Write out the records that appear below, verbatim and complete, but without pictures.

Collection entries
[start]

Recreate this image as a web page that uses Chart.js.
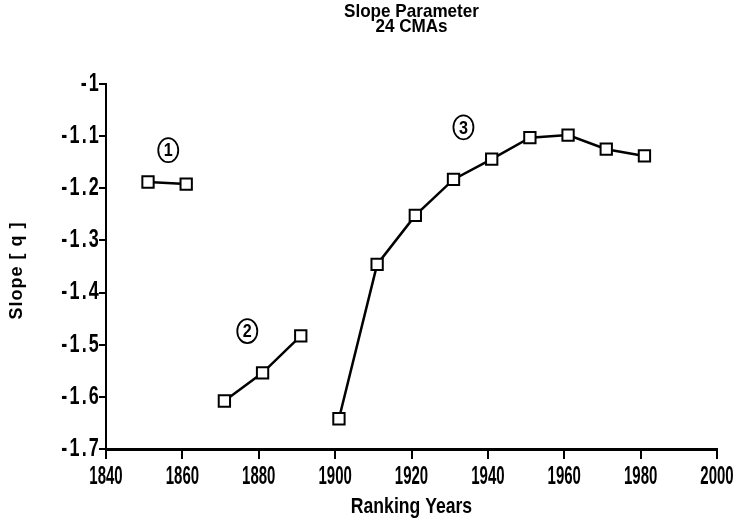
<!DOCTYPE html>
<html>
<head>
<meta charset="utf-8">
<title>Slope Parameter</title>
<script src="https://cdn.jsdelivr.net/npm/chart.js@4/dist/chart.umd.min.js"></script>
<style>
  html, body { margin: 0; padding: 0; background: #fff; }
  #wrap { width: 733px; height: 520px; position: relative; }
</style>
</head>
<body>
<div id="wrap"><canvas id="slopeChart"></canvas></div>
<script>
// census years and slope values, one array per period
var years1 = [1851, 1861];
var slope1 = [-1.188, -1.192];
var years2 = [1871, 1881, 1891];
var slope2 = [-1.608, -1.554, -1.483];
var years3 = [1901, 1911, 1921, 1931, 1941, 1951, 1961, 1971, 1981];
var slope3 = [-1.642, -1.346, -1.252, -1.183, -1.144, -1.103, -1.098, -1.125, -1.138];

// circled period numbers, placed in data units (year, slope)
var periodLabels = ['1', '2', '3'];
var periodYears = [1856.3, 1877, 1933.6];
var periodSlopes = [-1.127, -1.474, -1.083];

var xTicks = [1840, 1860, 1880, 1900, 1920, 1940, 1960, 1980, 2000];
var yTicks = [-1, -1.1, -1.2, -1.3, -1.4, -1.5, -1.6, -1.7];

var titleLines = ['Slope Parameter', '24 CMAs'];
var xTitle = 'Ranking Years';
var yTitle = 'Slope [ q ]';

var FONT = "'Liberation Sans', Arial, sans-serif";

function toPoints(xs, ys) {
  return xs.map(function(x, i) { return { x: x, y: ys[i] }; });
}

function seriesStyle(xs, ys) {
  return {
    data: toPoints(xs, ys),
    showLine: true,
    borderColor: '#000',
    borderWidth: 2.5,
    pointStyle: 'rect',
    pointRadius: 8,
    pointBorderWidth: 2,
    pointBackgroundColor: '#fff',
    pointBorderColor: '#000',
    tension: 0
  };
}

// the old plotter font is tall and narrow, so squeeze text horizontally
function narrowText(ctx, text, x, y, size, align, squeeze, angle, spacing) {
  ctx.save();
  ctx.translate(x, y);
  if (angle) ctx.rotate(angle);
  ctx.scale(squeeze, 1);
  ctx.font = 'bold ' + size + 'px ' + FONT;
  ctx.letterSpacing = (spacing || 0) + 'px';
  ctx.textAlign = align;
  ctx.textBaseline = 'middle';
  ctx.fillStyle = '#000';
  ctx.fillText(text, 0, 0);
  ctx.restore();
}

// tick labels, axis titles and chart title
var plotterText = {
  id: 'plotterText',
  afterDraw: function(chart) {
    var ctx = chart.ctx;
    var xs = chart.scales.x, ys = chart.scales.y;
    var area = chart.chartArea;
    var midX = (area.left + area.right) / 2;

    xTicks.forEach(function(v) {
      narrowText(ctx, String(v), xs.getPixelForValue(v), area.bottom + 28, 25, 'center', 0.6);
    });
    yTicks.forEach(function(v) {
      narrowText(ctx, String(Math.round(v * 10) / 10), area.left - 5, ys.getPixelForValue(v), 25, 'right', 0.72, 0, 3);
    });

    narrowText(ctx, titleLines[0], midX, area.top - 72, 19, 'center', 0.9);
    narrowText(ctx, titleLines[1], midX, area.top - 57, 19, 'center', 0.9);
    narrowText(ctx, xTitle, midX, area.bottom + 58, 22, 'center', 0.8);
    narrowText(ctx, yTitle, 17, (area.top + area.bottom) / 2 + 4, 18, 'center', 1, -Math.PI / 2, 1);
  }
};

// draws the circled 1, 2, 3 next to each period
var circledLabels = {
  id: 'circledLabels',
  afterDatasetsDraw: function(chart) {
    var ctx = chart.ctx;
    var xs = chart.scales.x, ys = chart.scales.y;
    ctx.save();
    ctx.strokeStyle = '#000';
    ctx.lineWidth = 1.8;
    periodLabels.forEach(function(lbl, i) {
      var px = xs.getPixelForValue(periodYears[i]);
      var py = ys.getPixelForValue(periodSlopes[i]);
      ctx.beginPath();
      ctx.ellipse(px, py, 10, 12, 0, 0, Math.PI * 2);
      ctx.stroke();
      narrowText(ctx, lbl, px, py + 1, 19, 'center', 0.85);
    });
    ctx.restore();
  }
};

new Chart(document.getElementById('slopeChart'), {
  type: 'scatter',
  data: {
    datasets: [
      seriesStyle(years1, slope1),
      seriesStyle(years2, slope2),
      seriesStyle(years3, slope3)
    ]
  },
  options: {
    responsive: true,
    maintainAspectRatio: false,
    animation: false,
    layout: { padding: { left: 0, right: 16, top: 84, bottom: 0 } },
    plugins: {
      legend: { display: false },
      tooltip: { enabled: false },
      title: { display: false }
    },
    scales: {
      x: {
        type: 'linear',
        min: 1840,
        max: 2000,
        afterFit: function(scale) { scale.height = 71; },
        afterBuildTicks: function(scale) {
          scale.ticks = xTicks.map(function(v) { return { value: v }; });
        },
        border: { display: true, color: '#000', width: 3 },
        grid: { drawOnChartArea: false, color: '#000', lineWidth: 2, tickLength: 10 },
        ticks: { display: false }
      },
      y: {
        type: 'linear',
        min: -1.7,
        max: -1,
        afterFit: function(scale) { scale.width = 106; },
        afterBuildTicks: function(scale) {
          scale.ticks = yTicks.map(function(v) { return { value: v }; });
        },
        border: { display: true, color: '#000', width: 2 },
        grid: { drawOnChartArea: false, color: '#000', lineWidth: 2, tickLength: 7 },
        ticks: { display: false }
      }
    }
  },
  plugins: [circledLabels, plotterText]
});
</script>
</body>
</html>
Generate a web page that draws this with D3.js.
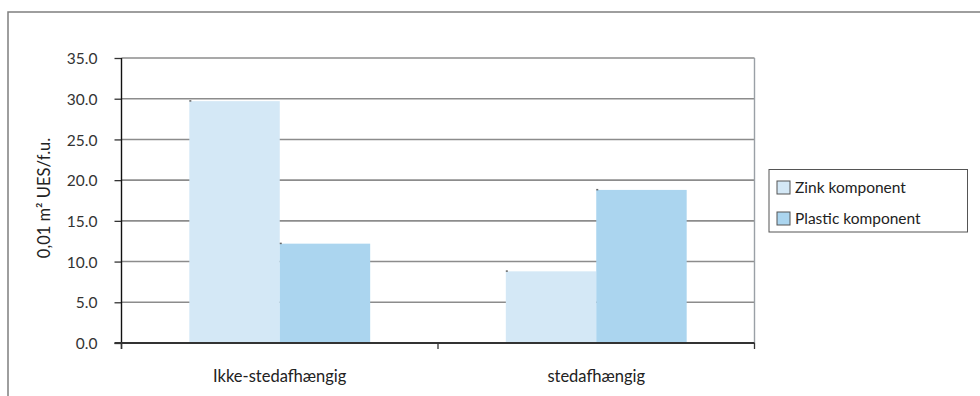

[end]

> _RESULT_
Recreate this image as a web page that uses Chart.js.
<!DOCTYPE html>
<html>
<head>
<meta charset="utf-8">
<title>Slope Parameter</title>
<script src="https://cdn.jsdelivr.net/npm/chart.js@4/dist/chart.umd.min.js"></script>
<style>
  html, body { margin: 0; padding: 0; background: #fff; }
  #wrap { width: 733px; height: 520px; position: relative; }
</style>
</head>
<body>
<div id="wrap"><canvas id="slopeChart"></canvas></div>
<script>
// census years and slope values, one array per period
var years1 = [1851, 1861];
var slope1 = [-1.188, -1.192];
var years2 = [1871, 1881, 1891];
var slope2 = [-1.608, -1.554, -1.483];
var years3 = [1901, 1911, 1921, 1931, 1941, 1951, 1961, 1971, 1981];
var slope3 = [-1.642, -1.346, -1.252, -1.183, -1.144, -1.103, -1.098, -1.125, -1.138];

// circled period numbers, placed in data units (year, slope)
var periodLabels = ['1', '2', '3'];
var periodYears = [1856.3, 1877, 1933.6];
var periodSlopes = [-1.127, -1.474, -1.083];

var xTicks = [1840, 1860, 1880, 1900, 1920, 1940, 1960, 1980, 2000];
var yTicks = [-1, -1.1, -1.2, -1.3, -1.4, -1.5, -1.6, -1.7];

var titleLines = ['Slope Parameter', '24 CMAs'];
var xTitle = 'Ranking Years';
var yTitle = 'Slope [ q ]';

var FONT = "'Liberation Sans', Arial, sans-serif";

function toPoints(xs, ys) {
  return xs.map(function(x, i) { return { x: x, y: ys[i] }; });
}

function seriesStyle(xs, ys) {
  return {
    data: toPoints(xs, ys),
    showLine: true,
    borderColor: '#000',
    borderWidth: 2.5,
    pointStyle: 'rect',
    pointRadius: 8,
    pointBorderWidth: 2,
    pointBackgroundColor: '#fff',
    pointBorderColor: '#000',
    tension: 0
  };
}

// the old plotter font is tall and narrow, so squeeze text horizontally
function narrowText(ctx, text, x, y, size, align, squeeze, angle, spacing) {
  ctx.save();
  ctx.translate(x, y);
  if (angle) ctx.rotate(angle);
  ctx.scale(squeeze, 1);
  ctx.font = 'bold ' + size + 'px ' + FONT;
  ctx.letterSpacing = (spacing || 0) + 'px';
  ctx.textAlign = align;
  ctx.textBaseline = 'middle';
  ctx.fillStyle = '#000';
  ctx.fillText(text, 0, 0);
  ctx.restore();
}

// tick labels, axis titles and chart title
var plotterText = {
  id: 'plotterText',
  afterDraw: function(chart) {
    var ctx = chart.ctx;
    var xs = chart.scales.x, ys = chart.scales.y;
    var area = chart.chartArea;
    var midX = (area.left + area.right) / 2;

    xTicks.forEach(function(v) {
      narrowText(ctx, String(v), xs.getPixelForValue(v), area.bottom + 28, 25, 'center', 0.6);
    });
    yTicks.forEach(function(v) {
      narrowText(ctx, String(Math.round(v * 10) / 10), area.left - 5, ys.getPixelForValue(v), 25, 'right', 0.72, 0, 3);
    });

    narrowText(ctx, titleLines[0], midX, area.top - 72, 19, 'center', 0.9);
    narrowText(ctx, titleLines[1], midX, area.top - 57, 19, 'center', 0.9);
    narrowText(ctx, xTitle, midX, area.bottom + 58, 22, 'center', 0.8);
    narrowText(ctx, yTitle, 17, (area.top + area.bottom) / 2 + 4, 18, 'center', 1, -Math.PI / 2, 1);
  }
};

// draws the circled 1, 2, 3 next to each period
var circledLabels = {
  id: 'circledLabels',
  afterDatasetsDraw: function(chart) {
    var ctx = chart.ctx;
    var xs = chart.scales.x, ys = chart.scales.y;
    ctx.save();
    ctx.strokeStyle = '#000';
    ctx.lineWidth = 1.8;
    periodLabels.forEach(function(lbl, i) {
      var px = xs.getPixelForValue(periodYears[i]);
      var py = ys.getPixelForValue(periodSlopes[i]);
      ctx.beginPath();
      ctx.ellipse(px, py, 10, 12, 0, 0, Math.PI * 2);
      ctx.stroke();
      narrowText(ctx, lbl, px, py + 1, 19, 'center', 0.85);
    });
    ctx.restore();
  }
};

new Chart(document.getElementById('slopeChart'), {
  type: 'scatter',
  data: {
    datasets: [
      seriesStyle(years1, slope1),
      seriesStyle(years2, slope2),
      seriesStyle(years3, slope3)
    ]
  },
  options: {
    responsive: true,
    maintainAspectRatio: false,
    animation: false,
    layout: { padding: { left: 0, right: 16, top: 84, bottom: 0 } },
    plugins: {
      legend: { display: false },
      tooltip: { enabled: false },
      title: { display: false }
    },
    scales: {
      x: {
        type: 'linear',
        min: 1840,
        max: 2000,
        afterFit: function(scale) { scale.height = 71; },
        afterBuildTicks: function(scale) {
          scale.ticks = xTicks.map(function(v) { return { value: v }; });
        },
        border: { display: true, color: '#000', width: 3 },
        grid: { drawOnChartArea: false, color: '#000', lineWidth: 2, tickLength: 10 },
        ticks: { display: false }
      },
      y: {
        type: 'linear',
        min: -1.7,
        max: -1,
        afterFit: function(scale) { scale.width = 106; },
        afterBuildTicks: function(scale) {
          scale.ticks = yTicks.map(function(v) { return { value: v }; });
        },
        border: { display: true, color: '#000', width: 2 },
        grid: { drawOnChartArea: false, color: '#000', lineWidth: 2, tickLength: 7 },
        ticks: { display: false }
      }
    }
  },
  plugins: [circledLabels, plotterText]
});
</script>
</body>
</html>
Generate a web page that draws this with D3.js.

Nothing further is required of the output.